Let’s try again. We want to help a patient return to immersive, pleasurable reading, which means we need to get them reading at a fast-fluent reading speed.

Previously, I asked ‘could it be as simple as giving them a stronger magnifier?’ — meaning a magnifier strong enough to shift the print from its origin not just into the Visual Volume, but further, all the way into the patient’s Optimal Visual Volume.

The answer isn’t no. But it’s not yes either — it’s maybe. It also depends on whether the magnifier they use has a speed limit that allows fast-fluent reading. And as we saw, the stronger the magnification, the fewer high-speed options we have.

One of the biggest changes in low vision practice over the last decade or so has been the vastly increased range of really great CCTVs — desktop, portable, now even head-mounted.

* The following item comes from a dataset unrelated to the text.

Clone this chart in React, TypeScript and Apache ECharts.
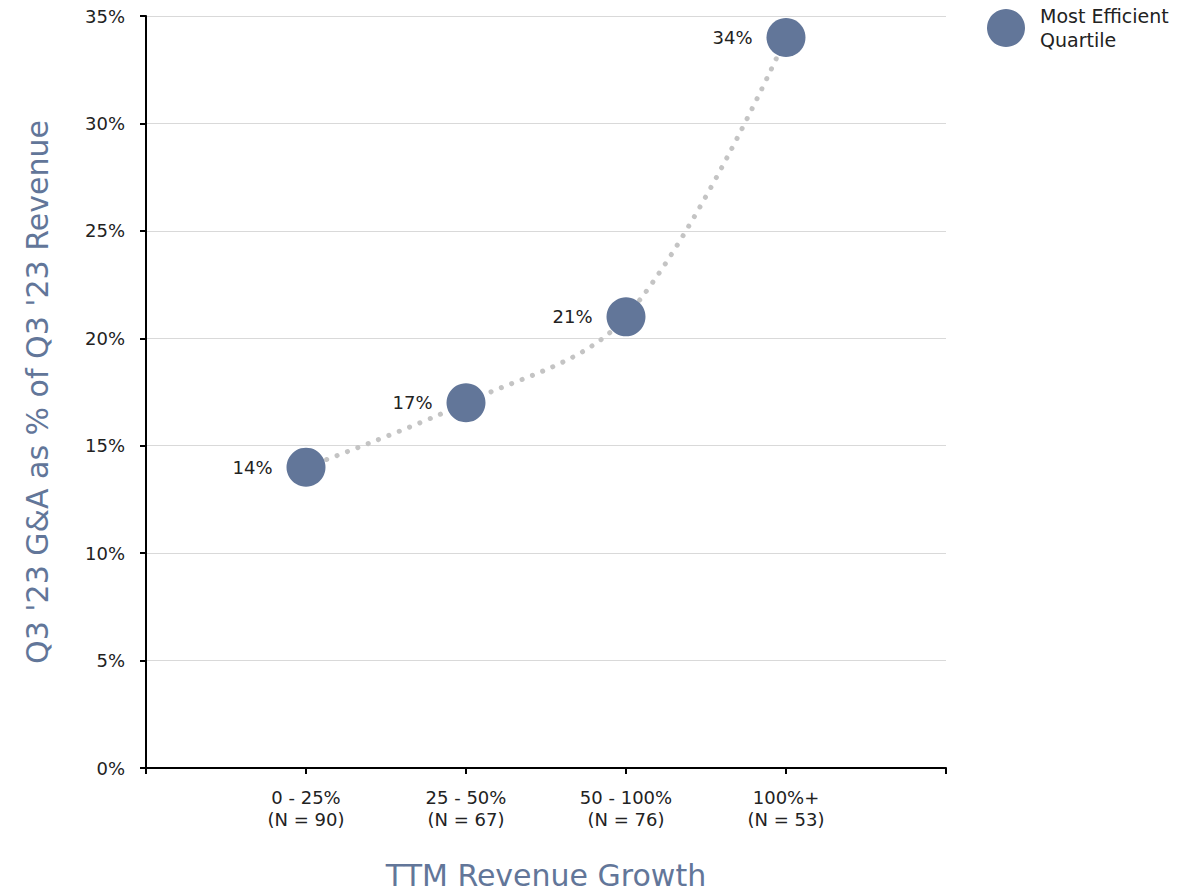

The revolution under way at present is the increasing prevalence of smartphones and tablets, which patients often have and are familiar with using before they even develop vision impairment. That skill can then be utilised to turn those devices into quite low vision aids. Added to that is the demographic shift towards a new generation of vision-impaired patients who are less intimidated by technology than the generation who came before them.

Other Factors Limit LVA Suitability

So, is that it? Choose a stronger magnifier, but make sure it’s a fast one?

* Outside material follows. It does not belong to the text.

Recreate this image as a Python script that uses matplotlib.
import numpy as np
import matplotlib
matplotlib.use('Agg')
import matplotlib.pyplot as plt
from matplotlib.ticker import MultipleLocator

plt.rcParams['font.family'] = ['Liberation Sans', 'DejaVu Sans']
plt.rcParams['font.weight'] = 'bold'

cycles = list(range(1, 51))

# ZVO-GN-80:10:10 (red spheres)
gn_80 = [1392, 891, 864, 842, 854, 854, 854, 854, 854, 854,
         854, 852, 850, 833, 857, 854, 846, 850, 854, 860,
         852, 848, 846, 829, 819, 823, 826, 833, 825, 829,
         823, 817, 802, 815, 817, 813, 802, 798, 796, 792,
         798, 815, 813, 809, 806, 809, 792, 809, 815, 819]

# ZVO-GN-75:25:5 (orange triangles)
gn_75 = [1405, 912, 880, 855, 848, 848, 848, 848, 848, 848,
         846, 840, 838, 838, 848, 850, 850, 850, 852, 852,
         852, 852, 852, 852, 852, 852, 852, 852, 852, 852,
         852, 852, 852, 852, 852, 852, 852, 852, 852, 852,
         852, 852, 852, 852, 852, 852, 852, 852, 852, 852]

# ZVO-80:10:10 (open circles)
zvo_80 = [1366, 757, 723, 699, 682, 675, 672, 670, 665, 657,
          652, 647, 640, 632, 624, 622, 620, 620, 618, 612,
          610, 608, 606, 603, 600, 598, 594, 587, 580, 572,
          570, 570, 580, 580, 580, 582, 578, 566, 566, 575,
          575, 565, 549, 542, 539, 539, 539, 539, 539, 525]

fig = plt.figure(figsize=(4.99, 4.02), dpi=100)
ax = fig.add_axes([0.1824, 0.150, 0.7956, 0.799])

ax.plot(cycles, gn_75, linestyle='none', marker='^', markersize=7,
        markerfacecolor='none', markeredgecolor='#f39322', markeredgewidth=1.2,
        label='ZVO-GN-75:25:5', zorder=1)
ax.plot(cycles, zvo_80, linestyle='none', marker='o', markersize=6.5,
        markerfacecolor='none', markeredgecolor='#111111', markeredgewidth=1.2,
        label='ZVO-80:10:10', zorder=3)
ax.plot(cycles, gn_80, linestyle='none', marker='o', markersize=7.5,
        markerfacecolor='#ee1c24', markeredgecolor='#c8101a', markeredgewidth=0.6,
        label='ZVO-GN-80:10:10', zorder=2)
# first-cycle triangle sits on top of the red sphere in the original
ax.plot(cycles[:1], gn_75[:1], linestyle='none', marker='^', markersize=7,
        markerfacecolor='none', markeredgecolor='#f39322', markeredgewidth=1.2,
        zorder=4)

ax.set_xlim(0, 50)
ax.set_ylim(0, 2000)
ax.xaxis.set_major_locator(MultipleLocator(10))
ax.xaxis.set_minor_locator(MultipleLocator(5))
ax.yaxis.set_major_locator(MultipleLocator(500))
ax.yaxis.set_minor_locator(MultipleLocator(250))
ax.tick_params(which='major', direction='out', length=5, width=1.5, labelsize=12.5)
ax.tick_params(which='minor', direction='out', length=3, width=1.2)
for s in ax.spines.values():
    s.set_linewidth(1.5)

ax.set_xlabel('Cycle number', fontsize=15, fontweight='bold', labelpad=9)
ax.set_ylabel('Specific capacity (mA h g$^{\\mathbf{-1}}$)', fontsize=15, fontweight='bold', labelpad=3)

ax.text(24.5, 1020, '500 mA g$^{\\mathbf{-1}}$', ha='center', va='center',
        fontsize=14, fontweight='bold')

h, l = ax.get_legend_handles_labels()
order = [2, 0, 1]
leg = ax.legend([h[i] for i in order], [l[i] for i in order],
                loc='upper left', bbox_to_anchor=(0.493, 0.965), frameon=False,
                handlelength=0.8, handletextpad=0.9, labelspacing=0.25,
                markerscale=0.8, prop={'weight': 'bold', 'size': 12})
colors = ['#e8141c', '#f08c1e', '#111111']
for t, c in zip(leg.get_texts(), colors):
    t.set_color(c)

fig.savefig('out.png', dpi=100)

Not quite. We also need to consider the rest of the patient:

  • What if the patient has only one hand/arm? Suddenly there are a whole bunch of LVAs which would be fine in theory, but in practice they’re useless. Could you make them work with a special stand? Or would it be better to use a completely different magnifier?
  • What if the patient needs an electronic magnifier, but they can’t afford one? Or they are intimidated by anything high-tech?
  • What if they read fine with a low-magnification illuminated stand lamp, but their hand has too much arthritis to hold it? Or a magnifier lamp works well, but their arms don’t have enough strength or range-of-movement to position it properly? Or if their fingers aren’t strong enough to work the switch?
  • What if the patient really could read really well with a small portable CCTV, but they have short-term memory loss and find it hard to pick up new skills?
  • What if the patient could do brilliantly with any of a variety of aids, but what they really want is for you to give them those fabled ‘stronger glasses’ that will restore their sight to them without all the compromises that magnifiers entail?
Someone once told me that optometry would be easy if it weren’t for the people attached to the eyes. It’s true — all aspects of optometry should involve holistic patient care, but I think it’s low vision optometry that demands the most whole-person approach.

That’s our final challenge — the patient, and their broader circumstances.

Finally, Success

But once you’re through that — all of that — and you’ve still got a match…

Oh yeah!

… well then, you’re a legend, and you’ve changed your patient’s world.

That patient who is looking for vision restoration is always a difficult one. When they’re looking for restoration, they’re not ready for rehabilitation. This is one of the reasons I’m really not in favour of talking up all the research going on which hopefully will result in a cure… one day. Doing so makes us feel less helpless, but keeping that flame of hope burning doesn’t benefit the patient. Let’s face it, those cures are unlikely to ever become an option for our patients, at least not our elderly ones. And even if they do, what are they going to do in the meantime?

I don’t give up on them though. I usually schedule them to come in for a review in a year. Quite often I find at that stage they have evolved psychologically, to the point where they are ready to accept help.